During his election campaign Mr. Berlusconi laid much of the blame for his country’s economic difficulties on the central bank.
“It is clear that something is not right in the interest rate policy of the European Central Bank,” he said in an interview with Panorama, a magazine owned by his Fininvestcompany. “We should return to the primacy of politicians. It is not thinkable that it is the bankers who decide the destiny of 400 million Europeans.”
On Tuesday, the euro briefly crossed the $1.60 level in late afternoon trading in Europe, a first. In late afternoon trading in New York, the euro hit $1.5998 from $1.5912 Monday.
The latest surge followed public comments by two bank governors in Europe, who said interest rates in the euro zone could rise if mounting inflation is not curtailed.
The primary objective of the bank’s monetary policy is to maintain price stability and the bank aims at inflation rates of below, but close to, 2 percent over the medium term. In March, the euro zone rate was at 3.6 percent, according to Eurostat.
The latest evidence of the strain imposed by the rising euro came from Airbus, which faces difficulties among European companies.
Not only is its main product — aircraft — priced in dollars on the world market, but it is constrained politically from moving large chunks of production out of Europe to dollar-based countries to ease the currency pressure. The European plane maker has joint management in France and Germany and thousands of jobs in both countries.
Airbus said its price increases — up to $4 million on the flagship A380 — would go into effect from May 1. It blamed the falling value of the dollar and the rising price of commodities like steel and aluminum used to make airplanes.
“We have to keep pace with the world market price developments and secure profitable deals,” said John Leahy, chief operating officer for customers at Airbus.
Airbus’s parent company, European Aeronautic, Defense & Space, has been struggling to reduce the impact of unfavorable exchange rates on its results. It also has been trying to diversify its exposure and reposition its business to shift more costs into dollars.
Just Tuesday, EADS announced that it would buy a California company, PlantCML, specialized in security systems for $350 million.
EADS said the purchase would expand its presence in the United States and Canada.
Still, Louis Gallois, the chief executive of EADS, has called the strong euro a “sword of Damocles.” And EADS is not alone. On Monday, the AeroSpace and Defense Industries Association of Europe warned that the weak dollar could lead to losses of thousands of jobs.
The dollar has lost about 15 percent of its value against the euro in the last 12 months while metals prices have gone up by at least 6.5 percent, Airbus said in a statement. The company still uses metals for about 40 percent of the construction of new planes including titanium, steel, aluminum and aluminum-lithium.
Airbus said the price increases would come on top of a normal increase in prices of 2.74 percent and would mean customers would pay an additional $2 million per single-aisle aircraft and $4 million per wide-body long-range including the A380.

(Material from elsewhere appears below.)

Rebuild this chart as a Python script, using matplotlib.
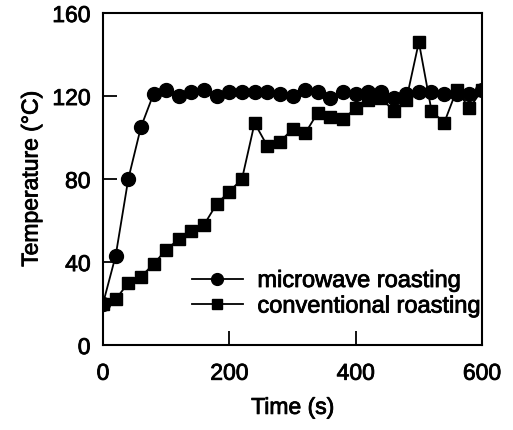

Mr. Leahy said that even with the price increases, Airbus’s line of more efficient planes still would deliver value for money for airlines in an environment where the price of fuel — which is currently about 40 percent of airlines’ operating costs — also had risen sharply.
Concerns about the strong euro in the business world now threaten to prompt a new rift in Europe. Mr. Berlusconi’s re-election comes less than three months before France assumes the rotating presidency, which will give Mr. Sarkozy the ability to set the bloc’s agenda.